* Requirement
Each line from the top of the listing through the one holding "from bokeh.resources import INLINE" should be restated word for word, with nothing added and no pictures.

* Data provided
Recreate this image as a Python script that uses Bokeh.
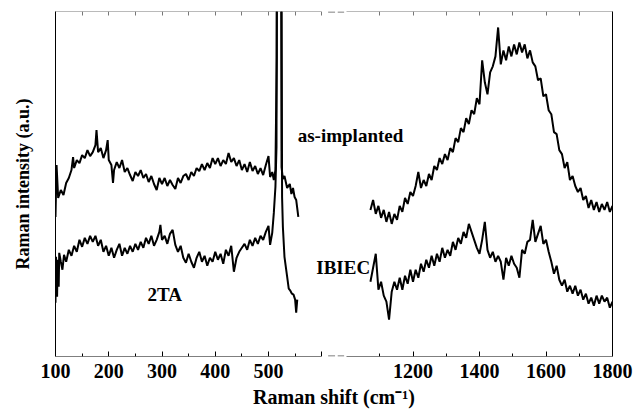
from bokeh.plotting import figure
from bokeh.models import Range1d, LinearAxis, FixedTicker
from bokeh.core.properties import value
from bokeh.embed import file_html
from bokeh.resources import INLINE

# ---------------- data (Raman shift in cm-1, intensity in a.u.) ----------------
AS_LEFT_X = [100, 102, 105, 110, 115, 120, 125, 130, 133, 135, 140, 145, 150, 155, 160, 165, 170, 175, 177,
             180, 185, 190, 195, 198, 200, 205, 208,
             210, 215, 220, 225, 230, 235, 240, 245, 250, 255, 260, 265, 270, 275, 280, 285, 290, 295,
             300, 305, 310, 315, 320, 325, 330, 335, 340, 345, 350, 355, 360, 365, 370, 375, 380, 385,
             390, 395, 400, 405, 410, 415, 420, 425, 430, 435, 440, 445, 450, 455, 460, 465, 470, 475,
             480, 485, 490, 495, 500,
             503, 507, 510, 513, 515.5, 516.5, 523, 524.5, 527, 530, 535, 540, 543, 546, 549, 552, 556]
AS_LEFT_Y = [140, 192, 159, 167, 162, 174, 179, 187, 200, 189, 197, 194, 202, 199, 207, 201, 205, 212, 227,
             205, 209, 199, 207, 217, 197, 192, 174,
             187, 195, 189, 197, 185, 189, 182, 176, 185, 181, 187, 179, 183, 175, 181, 173, 167, 179,
             173, 179, 171, 177, 172, 168, 179, 174, 181, 183, 177, 185, 181, 189, 186, 193, 187, 194,
             189, 199, 193, 199, 191, 197, 193, 204, 195, 199, 191, 197, 187, 193, 185, 195, 186, 191,
             183, 189, 182, 192, 201,
             180, 185, 177, 187, 300, 600, 600, 190, 178, 181, 169, 173, 163, 169, 160, 157, 140]

IB_LEFT_X = [100, 101, 103, 104, 106, 107, 110, 113, 116,
             120, 125, 130, 135, 140, 145, 150, 155, 160, 165, 170, 175, 180, 185, 190, 195,
             200, 205, 210, 215, 220, 225, 230, 235, 240, 245, 250, 255, 260, 265, 270, 275,
             280, 285, 290, 295, 297,
             300, 305, 310, 315, 320, 325, 330, 335, 340, 345, 350, 355, 360, 365, 370, 375,
             380, 385, 390, 395, 400, 405, 410, 415, 420, 425, 430, 435, 440, 445, 450, 455,
             460, 465, 470, 475, 480, 485, 490, 495, 500,
             503, 507, 510, 513, 515, 516.5, 523.5, 525.5, 527, 530, 532, 535, 538, 541, 544,
             547, 550, 552, 554]
IB_LEFT_Y = [54, 100, 60, 97, 70, 104, 95, 87, 102,
             95, 107, 101, 111, 105, 117, 110, 119, 113, 121, 115, 121, 111, 117, 105, 111,
             101, 109, 99, 107, 113, 101, 109, 103, 111, 105, 113, 107, 115, 109, 119, 113,
             121, 111, 117, 125, 132,
             117, 121, 113, 123, 127, 112, 105, 111, 99, 94, 103, 95, 89, 99, 105, 95,
             101, 91, 99, 95, 105, 97, 103, 93, 107, 101, 111, 85, 99, 105, 109, 113,
             107, 117, 111, 119, 113, 121, 117, 125, 131,
             112, 124, 144, 170, 210, 600, 600, 160, 130, 100, 92, 80, 68, 66, 63,
             62, 57, 44, 57]

RIGHT_X = list(range(1072, 1801, 8))
AS_RIGHT_Y = [147, 157, 143, 151, 139, 147, 135, 145, 133, 143, 137, 151, 145, 159, 153, 165, 161,
              171, 185, 169, 177, 171, 183, 177, 191, 187, 199, 193, 203, 197, 209, 205, 219, 215,
              229, 225, 239, 233, 247, 243, 259, 253,
              297, 275, 263, 285, 291, 301, 330, 293, 307, 297, 311, 301, 313, 303, 315, 305, 313,
              299, 307, 295, 291, 277, 279, 261, 263,
              247, 243, 225, 223, 207, 203, 189, 195, 177, 181, 171, 165, 169, 157, 161, 149, 157,
              147, 155, 145, 153, 147, 155, 145, 151]
IB_RIGHT_Y = [75, 89, 103, 67, 75, 61, 55, 37, 65, 75, 67, 79, 67, 81, 73, 87, 75,
              87, 79, 93, 85, 97, 89, 101, 91, 103, 95, 109, 99, 107, 101, 115, 107, 119,
              113, 125, 119, 133, 125, 117, 109, 103,
              117, 135, 107, 99, 105, 95, 101, 95, 77, 99, 91, 101, 93, 89, 79, 107, 103,
              115, 117, 137, 115, 123, 131, 113, 117,
              105, 95, 83, 91, 77, 71, 77, 65, 71, 63, 71, 61, 67, 57, 63, 53, 59,
              51, 61, 53, 61, 55, 59, 49, 55]

LEFT_TICKS = [100, 200, 300, 400, 500, 600]
LEFT_TICK_LABELS = ["100", "200", "300", "400", "500"]
LEFT_MINOR = [150, 250, 350, 450, 550]
RIGHT_TICKS = [1200, 1400, 1600, 1800]
RIGHT_TICK_LABELS = ["1200", "1400", "1600", "1800"]
RIGHT_MINOR = [1100, 1300, 1500, 1700]
LEFT_BOUNDS = (100, 600)
RIGHT_BOUNDS = (1000, 1800)

LABELS = ["as-implanted", "IBIEC", "2TA"]

# ---------------- layout / styling ----------------
FONT = "Liberation Serif"
PX_LEFT = 0.5325    # pixels per cm-1, left segment
PX_RIGHT = 0.3325   # pixels per cm-1, right segment
FRAME_W = 557
Y_TOP = 346
L0 = 100
R0 = 1800 - FRAME_W / PX_RIGHT

p = figure(width=634, height=410, output_backend="svg", toolbar_location=None,
           x_range=Range1d(L0, L0 + FRAME_W / PX_LEFT), y_range=Range1d(0, Y_TOP),
           x_axis_location=None, y_axis_location=None,
           min_border_left=55, min_border_right=22, min_border_top=11, min_border_bottom=53)
p.extra_x_ranges = {"right": Range1d(R0, 1800)}
p.outline_line_color = None
p.xgrid.grid_line_color = None
p.ygrid.grid_line_color = None


def frame_axis(ticks, bounds, loc, range_name, line_color, tlen, show_line=True):
    # unlabeled axis pinned to the frame edge: line + inward ticks (drawn as minor ticks)
    return LinearAxis(ticker=FixedTicker(ticks=[], minor_ticks=ticks), bounds=bounds,
                      fixed_location=loc, x_range_name=range_name,
                      major_tick_in=0, major_tick_out=0, minor_tick_in=tlen, minor_tick_out=0,
                      axis_line_color=line_color if show_line else None, axis_line_width=1,
                      minor_tick_line_color=line_color, major_label_standoff=0)


# bottom edge
p.add_layout(frame_axis(LEFT_TICKS, LEFT_BOUNDS, 0, "default", "black", 5), "below")
p.add_layout(frame_axis(LEFT_MINOR, LEFT_BOUNDS, 0, "default", "black", 3, False), "below")
p.add_layout(frame_axis(RIGHT_TICKS, RIGHT_BOUNDS, 0, "right", "black", 5), "below")
p.add_layout(frame_axis(RIGHT_MINOR, RIGHT_BOUNDS, 0, "right", "black", 3, False), "below")
# top edge
p.add_layout(frame_axis(LEFT_TICKS + LEFT_MINOR, LEFT_BOUNDS, Y_TOP, "default", "#777777", 4), "above")
p.add_layout(frame_axis(RIGHT_TICKS + RIGHT_MINOR, RIGHT_BOUNDS, Y_TOP, "right", "#777777", 4), "above")

# tick labels of both segments on one label axis (right-segment ticks mapped through the scales)
lab_pos = LEFT_TICKS[:5] + [L0 + (t - R0) * PX_RIGHT / PX_LEFT for t in RIGHT_TICKS]
lab_txt = LEFT_TICK_LABELS + RIGHT_TICK_LABELS
xl = LinearAxis(ticker=FixedTicker(ticks=lab_pos, minor_ticks=[]), axis_line_color=None,
                major_tick_in=0, major_tick_out=0, minor_tick_in=0, minor_tick_out=0,
                major_label_overrides={t: s for t, s in zip(lab_pos, lab_txt)},
                major_label_text_font=FONT, major_label_text_font_style="bold",
                major_label_text_font_size="20px", major_label_text_color="black",
                major_label_standoff=7,
                axis_label="Raman shift (cm\u207b\u00b9)", axis_label_standoff=5,
                axis_label_text_font=FONT, axis_label_text_font_style="bold",
                axis_label_text_font_size="20px", axis_label_text_color="black")
p.add_layout(xl, "below")

yl = LinearAxis(ticker=FixedTicker(ticks=[]), axis_line_color="black",
                major_tick_in=0, major_tick_out=0, minor_tick_in=0, minor_tick_out=0,
                major_label_standoff=0,
                axis_label="Raman intensity (a.u.)", axis_label_standoff=23,
                axis_label_text_font=FONT, axis_label_text_font_style="bold",
                axis_label_text_font_size="18px", axis_label_text_color="black")
p.add_layout(yl, "left")
yr = LinearAxis(ticker=FixedTicker(ticks=[]), axis_line_color="black",
                major_tick_in=0, major_tick_out=0, minor_tick_in=0, minor_tick_out=0,
                major_label_standoff=0)
p.add_layout(yr, "right")

# axis-break dashes in the gap
DASH_X0 = [612, 630]
DASH_X1 = [625, 642]
for yy in (0.5, Y_TOP - 0.5):
    p.segment(x0=DASH_X0, y0=[yy, yy], x1=DASH_X1, y1=[yy, yy], line_color="#555555", line_width=1)

# spectra
LW = 2
p.line(AS_LEFT_X, AS_LEFT_Y, line_color="black", line_width=LW)
p.line(IB_LEFT_X, IB_LEFT_Y, line_color="black", line_width=LW)
p.line(RIGHT_X, AS_RIGHT_Y, line_color="black", line_width=LW, x_range_name="right")
p.line(RIGHT_X, IB_RIGHT_Y, line_color="black", line_width=LW, x_range_name="right")

# annotations
txt = dict(text_font=value(FONT), text_font_style="bold", text_font_size="19px",
           text_color="black", text_align="center", text_baseline="alphabetic")
p.text(x=[1012, 990], y=[222, 89], text=LABELS[:2], x_range_name="right", **txt)
p.text(x=[305], y=[62], text=LABELS[2:], **txt)

open("out.html", "w").write(file_html(p, INLINE))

* In response
Recreate this image as a Python script that uses Bokeh.
from bokeh.plotting import figure
from bokeh.models import Range1d, LinearAxis, FixedTicker
from bokeh.core.properties import value
from bokeh.embed import file_html
from bokeh.resources import INLINE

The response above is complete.